-- start of INFORMATION PROVIDED --

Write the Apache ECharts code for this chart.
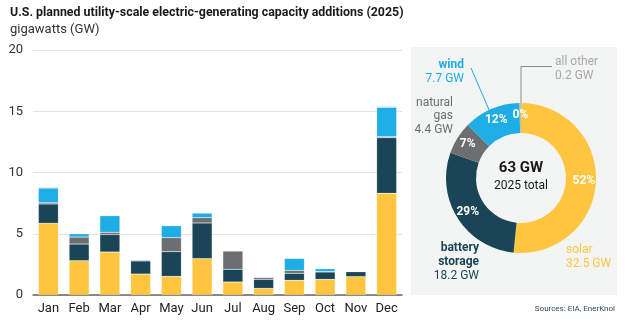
<!DOCTYPE html>
<html>
<head>
<meta charset="utf-8">
<script src="https://cdn.jsdelivr.net/npm/echarts@6/dist/echarts.min.js"></script>
<style>html,body{margin:0;padding:0;background:#fff}#c{width:625px;height:325px}</style>
</head>
<body>
<div id="c"></div>
<script>
var months = ['Jan','Feb','Mar','Apr','May','Jun','Jul','Aug','Sep','Oct','Nov','Dec'];
var solar   = [5.85, 2.80, 3.51, 1.71, 1.52, 2.97, 1.06, 0.54, 1.20, 1.28, 1.50, 8.30];
var battery = [1.58, 1.36, 1.42, 1.07, 2.02, 2.91, 1.04, 0.74, 0.57, 0.60, 0.40, 4.54];
var gas     = [0.10, 0.57, 0.19, 0.08, 1.14, 0.43, 1.50, 0.16, 0.24, 0.03, 0.03, 0.08];
var wind    = [1.20, 0.27, 1.36, 0.00, 0.98, 0.38, 0.00, 0.00, 0.98, 0.24, 0.00, 2.40];
var other   = [0.08, 0.00, 0.00, 0.00, 0.00, 0.04, 0.00, 0.00, 0.00, 0.00, 0.00, 0.08];
var yTicks = [0, 5, 10, 15, 20];

var pieNames  = ['solar', 'battery storage', 'natural gas', 'wind', 'all other'];
var pieValues = [32.5, 18.2, 4.4, 7.7, 0.2];
var totalLabel = '63 GW';
var totalSub = '2025 total';

var C = {solar:'#FFC53F', battery:'#1A4556', gas:'#6D6E70', wind:'#1EADE5', other:'#BEBEBE'};
var pieColors = [C.solar, C.battery, C.gas, C.wind, C.other];
var FONT = 'Roboto';

var chart = echarts.init(document.getElementById('c'), null, {renderer:'canvas'});
var total = pieValues.reduce(function(a,b){return a+b;},0);

function barSeries(name, data, color){
  return {name:name, type:'bar', stack:'t', data:data, barWidth:20,
    itemStyle:{color:color, borderColor:'rgba(255,255,255,0.35)', borderWidth:0.5}};
}

var option = {
  animation:false,
  textStyle:{fontFamily:FONT},
  grid:{left:33, right:223, top:50, bottom:30},
  xAxis:{type:'category', data:months,
    axisLine:{lineStyle:{color:'#666', width:1.5}}, axisTick:{show:false},
    axisLabel:{color:'#222', fontSize:13, margin:7, interval:0, fontFamily:FONT}},
  yAxis:{type:'value', min:0, max:20, interval:5,
    axisLabel:{color:'#333', fontSize:13, margin:10, fontFamily:FONT,
      formatter:function(v){return yTicks.indexOf(v)>=0 ? String(v) : '';}},
    splitLine:{lineStyle:{color:'#E3E3E3', width:1}}, axisLine:{show:false}, axisTick:{show:false}},
  series:[
    barSeries('solar', solar, C.solar),
    barSeries('battery storage', battery, C.battery),
    barSeries('natural gas', gas, C.gas),
    barSeries('wind', wind, C.wind),
    barSeries('all other', other, C.other),
    {type:'pie', center:[521,178], radius:[45,75], startAngle:90, clockwise:true,
      z:5, silent:true,
      data:pieNames.map(function(n,i){return {name:n, value:pieValues[i], itemStyle:{color:pieColors[i]}};}),
      label:{position:'inside', color:'#fff', fontSize:12, fontWeight:'bold', fontFamily:FONT,
        formatter:function(p){return Math.round(p.value/total*100)+'%';}},
      labelLine:{show:false}}
  ],
  graphic:[
    {type:'rect', z:-10, shape:{x:411, y:47, width:206, height:248}, style:{fill:'#F3F4F4'}},
    {type:'text', left:10, top:7, style:{text:'U.S. planned utility-scale electric-generating capacity additions (2025)', font:'bold 12.4px '+FONT, fill:'#1a1a1a'}},
    {type:'text', left:10, top:23, style:{text:'gigawatts (GW)', font:'13px '+FONT, fill:'#333'}},
    {type:'text', z:10, style:{x:521, y:168, text:totalLabel, font:'bold 15px '+FONT, fill:'#1a1a1a', textAlign:'center', textVerticalAlign:'middle'}},
    {type:'text', z:10, style:{x:521, y:186, text:totalSub, font:'12px '+FONT, fill:'#1a1a1a', textAlign:'center', textVerticalAlign:'middle'}},
    // wind
    {type:'text', z:10, style:{x:464, y:65, text:'wind', font:'bold 12px '+FONT, fill:C.wind, textAlign:'right', textVerticalAlign:'middle'}},
    {type:'text', z:10, style:{x:464, y:79, text:'7.7 GW', font:'12px '+FONT, fill:C.wind, textAlign:'right', textVerticalAlign:'middle'}},
    {type:'line', z:10, shape:{x1:471, y1:68, x2:493, y2:119}, style:{stroke:C.wind, lineWidth:1}},
    // natural gas
    {type:'text', z:10, style:{x:453, y:103, text:'natural', font:'12px '+FONT, fill:'#6D6E70', textAlign:'right', textVerticalAlign:'middle'}},
    {type:'text', z:10, style:{x:453, y:116, text:'gas', font:'12px '+FONT, fill:'#6D6E70', textAlign:'right', textVerticalAlign:'middle'}},
    {type:'text', z:10, style:{x:453, y:130, text:'4.4 GW', font:'12px '+FONT, fill:'#6D6E70', textAlign:'right', textVerticalAlign:'middle'}},
    // all other
    {type:'polyline', z:10, shape:{points:[[521,103],[521,66.5],[552,66.5]]}, style:{stroke:'#8A8A8A', lineWidth:1, fill:null}},
    {type:'text', z:10, style:{x:555, y:62, text:'all other', font:'12px '+FONT, fill:'#A8A8A8', textAlign:'left', textVerticalAlign:'middle'}},
    {type:'text', z:10, style:{x:555, y:76, text:'0.2 GW', font:'12px '+FONT, fill:'#A8A8A8', textAlign:'left', textVerticalAlign:'middle'}},
    // battery storage
    {type:'text', z:10, style:{x:479, y:248, text:'battery', font:'bold 12px '+FONT, fill:C.battery, textAlign:'right', textVerticalAlign:'middle'}},
    {type:'text', z:10, style:{x:479, y:262, text:'storage', font:'bold 12px '+FONT, fill:C.battery, textAlign:'right', textVerticalAlign:'middle'}},
    {type:'text', z:10, style:{x:479, y:276, text:'18.2 GW', font:'12px '+FONT, fill:C.battery, textAlign:'right', textVerticalAlign:'middle'}},
    // solar
    {type:'text', z:10, style:{x:566, y:250, text:'solar', font:'12px '+FONT, fill:C.solar, textAlign:'left', textVerticalAlign:'middle'}},
    {type:'text', z:10, style:{x:566, y:264, text:'32.5 GW', font:'12px '+FONT, fill:C.solar, textAlign:'left', textVerticalAlign:'middle'}},
    // source
    {type:'text', z:10, style:{x:615, y:309, text:'Sources: EIA, EnerKnol', font:'8px '+FONT, fill:'#2E4A5E', textAlign:'right', textVerticalAlign:'middle'}}
  ]
};
chart.setOption(option);
</script>
</body>
</html>
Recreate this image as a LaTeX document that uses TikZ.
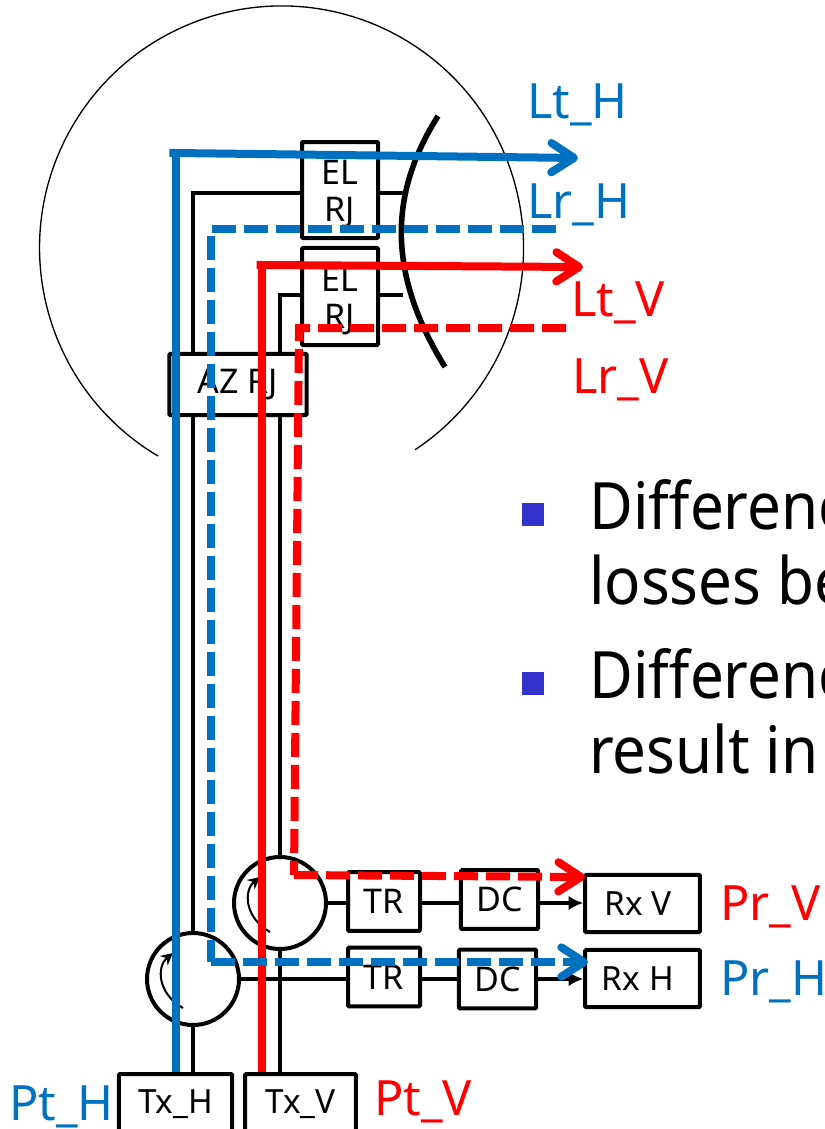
\documentclass[tikz,border=0pt]{standalone}
\usepackage{fontspec}
\setmainfont{Noto Sans}
\newfontfamily\slidefont[FakeStretch=0.92]{Noto Sans}
\usetikzlibrary{arrows.meta}
\definecolor{lineblue}{HTML}{0070C0}
\definecolor{linered}{HTML}{FF0000}
\definecolor{bulletblue}{HTML}{3333CC}
\tikzset{
  rjbox/.style={draw,line width=3pt,rounded corners=0.8pt,fill=white,inner sep=0pt,align=center,font=\fontsize{25.5}{27.75}\selectfont},
  rxbox/.style={rjbox,font=\fontsize{25}{27}\selectfont},
  circulator/.style={draw,circle,line width=3pt,fill=white,minimum size=69pt,inner sep=0pt},
  feed/.style={line width=3pt},
  txline/.style={line width=6pt},
  rxline/.style={line width=6pt,dash pattern=on 18pt off 6pt},
  barb/.style={-{Straight Barb[length=17pt,width=22pt,line width=6pt,round]}},
  biglabel/.style={anchor=base west,inner sep=0pt,font=\fontsize{36.5}{40}\selectfont},
  slidetext/.style={anchor=base west,inner sep=0pt,font=\slidefont\fontsize{49}{52}\selectfont}
}
\begin{document}
\begin{tikzpicture}[x=0.75pt,y=-0.75pt]
    \useasboundingbox (0,0) rectangle (825,1129);
    \clip (0,0) rectangle (825,1129);

    % Radome
    \draw[line width=1pt] (158,456) arc (120.7:416.5:242);

    % Dish
    \draw[line width=4.2pt] (438,116) .. controls (388,195) and (388,275) .. (445,367);

    % Boxes
    \node[rjbox,minimum width=57pt,minimum height=72pt] (elh) at (340,190) {\rule{0pt}{25pt}EL\\RJ};
    \node[rjbox,minimum width=57pt,minimum height=73pt] (elv) at (340,296.5) {\rule{0pt}{25pt}EL\\RJ};
    \node[rjbox,minimum width=103pt,minimum height=46pt] (az) at (238,384.5) {AZ RJ};
    \node[circulator] (cirv) at (280,903) {};
    \node[circulator] (cirh) at (193,979) {};
    \node[rjbox,minimum width=54pt,minimum height=44pt] (trv) at (384,901.5) {TR};
    \node[rjbox,minimum width=54pt,minimum height=44pt] (trh) at (384,977) {TR};
    \node[rjbox,minimum width=58pt,minimum height=44pt] (dcv) at (499.5,899.5) {DC};
    \node[rjbox,minimum width=58pt,minimum height=44pt] (dch) at (497.5,979) {DC};
    \node[rxbox,minimum width=86pt,minimum height=43pt] (rxv) at (642.5,903.5) {Rx V\hspace{7pt}};
    \node[rxbox,minimum width=86pt,minimum height=43pt] (rxh) at (642.5,978.5) {Rx H\hspace{7pt}};
    \node[rxbox,minimum width=85pt,minimum height=45pt] (txh) at (175.5,1104) {Tx\_H};
    \node[rxbox,minimum width=83pt,minimum height=45pt] (txv) at (300.5,1104) {Tx\_V};

    % Feed lines
    \coordinate (feedh) at (193,193);
    \coordinate (feedv) at (280,295);
    \coordinate (dishh) at (405,193);
    \coordinate (dishv) at (403,295);
    \draw[feed] (txh.north -| cirh) -- (cirh.south);
    \draw[feed] (cirh.north) -- (az.south -| cirh);
    \draw[feed] (az.north -| cirh) -- (feedh) -- (elh.west |- feedh);
    \draw[feed] (txv.north -| cirv) -- (cirv.south);
    \draw[feed] (cirv.north) -- (az.south -| cirv);
    \draw[feed] (az.north -| cirv) -- (feedv) -- (elv.west |- feedv);
    \draw[feed] (elh.east |- dishh) -- (dishh);
    \draw[feed] (elv.east |- dishv) -- (dishv);
    \draw[feed] (cirh.east) -- (trh.west |- cirh);
    \draw[feed] (cirv.east) -- (trv.west |- cirv);
    \draw[feed] (trh.east |- cirh) -- (dch.west |- cirh);
    \draw[feed] (trv.east |- cirv) -- (dcv.west |- cirv);
    \draw[feed,-{Latex[length=11pt,width=11pt]}] (dch.east |- cirh) -- (rxh.west |- cirh);
    \draw[feed,-{Latex[length=11pt,width=11pt]}] (dcv.east |- cirv) -- (rxv.west |- cirv);

    % Circulator arrows
    \foreach \cname in {cirv,cirh}
        \draw[line width=1.5pt,-{Stealth[length=9pt,width=9pt]}] ([shift={(-10,29)}]\cname.center)
            .. controls ([shift={(-35,15)}]\cname.center) and ([shift={(-37,-12)}]\cname.center) .. ([shift={(-20,-26)}]\cname.center);

    % Transmit paths
    \coordinate (cornerth) at (176,153);
    \coordinate (endth) at (578,158);
    \coordinate (cornertv) at (262,265);
    \coordinate (endtv) at (583,267);
    \draw[txline,lineblue] (txh.north -| cornerth) -- (cornerth);
    \draw[txline,lineblue,barb,shorten <=-5pt] (cornerth) -- (endth);
    \draw[txline,linered] (txv.north -| cornertv) -- (cornertv);
    \draw[txline,linered,barb,shorten <=-4pt] (cornertv) -- (endtv);

    % Receive paths
    \coordinate (startrh) at (556,229);
    \coordinate (cornerrh) at (211,229);
    \coordinate (cornerrh2) at (211,962);
    \coordinate (endrh) at (588,962);
    \coordinate (startrv) at (566,328);
    \coordinate (cornerrv) at (299,328);
    \coordinate (cornerrv2) at (294,875);
    \coordinate (endrv) at (585,877);
    \draw[rxline,lineblue] (startrh) -- (cornerrh) -- (cornerrh2);
    \draw[rxline,lineblue,barb] (cornerrh2) -- (endrh);
    \draw[rxline,linered] (startrv) -- (cornerrv) -- (cornerrv2);
    \draw[rxline,linered,barb] (cornerrv2) -- (endrv);

    % Labels
    \node[biglabel,lineblue] (lth) at (527,118) {Lt\_H};
    \node[biglabel,lineblue] (lrh) at (527,218) {Lr\_H};
    \node[biglabel,linered] (ltv) at (571,316) {Lt\_V};
    \node[biglabel,linered] (lrv) at (572,393) {Lr\_V};
    \node[biglabel,linered] (prv) at (720,920) {Pr\_V};
    \node[biglabel,lineblue] (prh) at (720,995) {Pr\_H};
    \node[biglabel,lineblue] (pth) at (9,1120) {Pt\_H};
    \node[biglabel,linered] (ptv) at (374,1115) {Pt\_V};

    % Slide text
    \fill[bulletblue] (522,503) rectangle (544,526);
    \fill[bulletblue] (522,672) rectangle (544,695);
    \node[slidetext] (diffa) at (589,529) {Differenc};
    \node[slidetext] (lossa) at (589,604) {losses be};
    \node[slidetext] (diffb) at (589,698) {Differenc};
    \node[slidetext] (resb) at (589,773) {result in};
\end{tikzpicture}
\end{document}
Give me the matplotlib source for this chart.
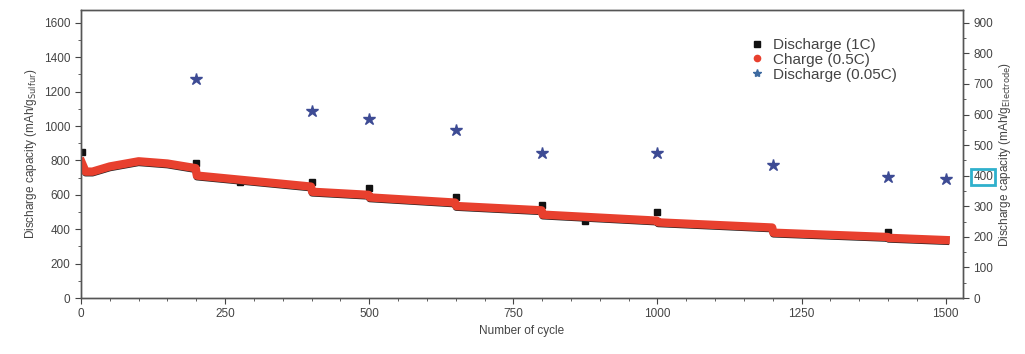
import matplotlib
matplotlib.use('Agg')
import matplotlib.pyplot as plt
from matplotlib.ticker import MultipleLocator

plt.rcParams['font.family'] = ['Liberation Sans', 'DejaVu Sans']
plt.rcParams['font.size'] = 8.5
plt.rcParams['text.color'] = '#444444'
plt.rcParams['axes.labelcolor'] = '#444444'
plt.rcParams['xtick.color'] = '#444444'
plt.rcParams['ytick.color'] = '#444444'

# ==================== data ====================
# charge (0.5C) curve, key points (step drops at 0.05C test cycles)
charge_cycle = [1, 8, 20, 50, 100, 150, 199, 201, 300, 399, 401, 499, 501,
                649, 651, 799, 801, 999, 1001, 1199, 1201, 1399, 1401, 1500]
charge_cap = [790, 735, 735, 765, 795, 782, 755, 712, 680, 648, 618, 600, 585,
              555, 535, 510, 485, 450, 440, 410, 380, 355, 350, 337]

# discharge (1C) curve, just under the charge curve
dis_cycle = [1, 8, 20, 50, 100, 150, 199, 201, 300, 399, 401, 499, 501,
             649, 651, 799, 801, 999, 1001, 1199, 1201, 1399, 1401, 1500]
dis_cap = [780, 727, 727, 757, 787, 774, 747, 704, 672, 640, 610, 592, 577,
           547, 527, 502, 477, 442, 432, 402, 372, 347, 342, 329]

# discharge (1C) points sticking out of the curve
dis_pt_cycle = [1, 200, 275, 400, 500, 650, 800, 875, 1000, 1400]
dis_pt_cap = [850, 785, 674, 674, 640, 585, 540, 450, 500, 386]

# discharge (0.05C), right axis
slow_cycle = [200, 400, 500, 650, 800, 1000, 1200, 1400, 1500]
slow_cap = [717, 613, 587, 548, 473, 473, 434, 395, 388]

# ==================== plot ====================
fig = plt.figure(figsize=(10.25, 3.54), dpi=100)
ax = fig.add_axes([0.079, 0.158, 0.8605, 0.814])
ax2 = ax.twinx()

ax.plot(dis_cycle, dis_cap, color='#222222', lw=5, zorder=2)
ax.plot(charge_cycle, charge_cap, color='#e8402e', lw=6, zorder=3)
ax.plot(dis_pt_cycle, dis_pt_cap, ls='none', marker='s', ms=4, color='#111111', zorder=1)
ax2.plot(slow_cycle, slow_cap, ls='none', marker='*', ms=9, color='#3d4b94')

# legend handles
ax.plot([], [], ls='none', marker='s', ms=4, color='#111111', label='Discharge (1C)')
ax.plot([], [], ls='none', marker='o', ms=4.5, color='#e8402e', label='Charge (0.5C)')
ax.plot([], [], ls='none', marker='*', ms=6, color='#3d6aa0', label='Discharge (0.05C)')
h, l = ax.get_legend_handles_labels()
ax.legend(h[-3:], l[-3:], loc='upper left', bbox_to_anchor=(0.74, 0.95), frameon=False,
          fontsize=11, handletextpad=0.5, labelspacing=0.05, handlelength=1.2)

ax.set_xlim(0, 1530)
ax.set_ylim(0, 1675)
ax2.set_ylim(0, 1675 * 900 / 1600)

ax.set_xticks([0, 250, 500, 750, 1000, 1250, 1500])
ax.xaxis.set_minor_locator(MultipleLocator(50))
ax.set_yticks(range(0, 1601, 200))
ax.yaxis.set_minor_locator(MultipleLocator(100))
ax2.set_yticks(range(0, 901, 100))
ax2.yaxis.set_minor_locator(MultipleLocator(50))

for a in (ax, ax2):
    for s in a.spines.values():
        s.set_color('#555555')
        s.set_linewidth(1.0)
    a.tick_params(which='major', length=4, width=0.8, direction='out')
    a.tick_params(which='minor', length=2, width=0.6, direction='out')

ax.set_xlabel('Number of cycle', labelpad=3)
ax.set_ylabel(r'Discharge capacity (mAh/g$_{\mathrm{Sulfur}}$)', labelpad=4)
ax2.set_ylabel(r'Discharge capacity (mAh/g$_{\mathrm{Electrode}}$)', labelpad=3)

# teal box around the "400" right tick label
for t in ax2.get_yticklabels():
    if t.get_text() == '400':
        t.set_bbox(dict(facecolor='none', edgecolor='#2fb0cc', lw=2, pad=1.5))

fig.savefig('out.png', dpi=100)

-- end of INFORMATION PROVIDED --

-- WHAT THE EXERCISE ASKS --
Copy out every line where the word "this" occurs.

-- CORRECT ANSWER --
Write the Apache ECharts code for this chart.
Recreate this image as a LaTeX document that uses TikZ.
Give me the matplotlib source for this chart.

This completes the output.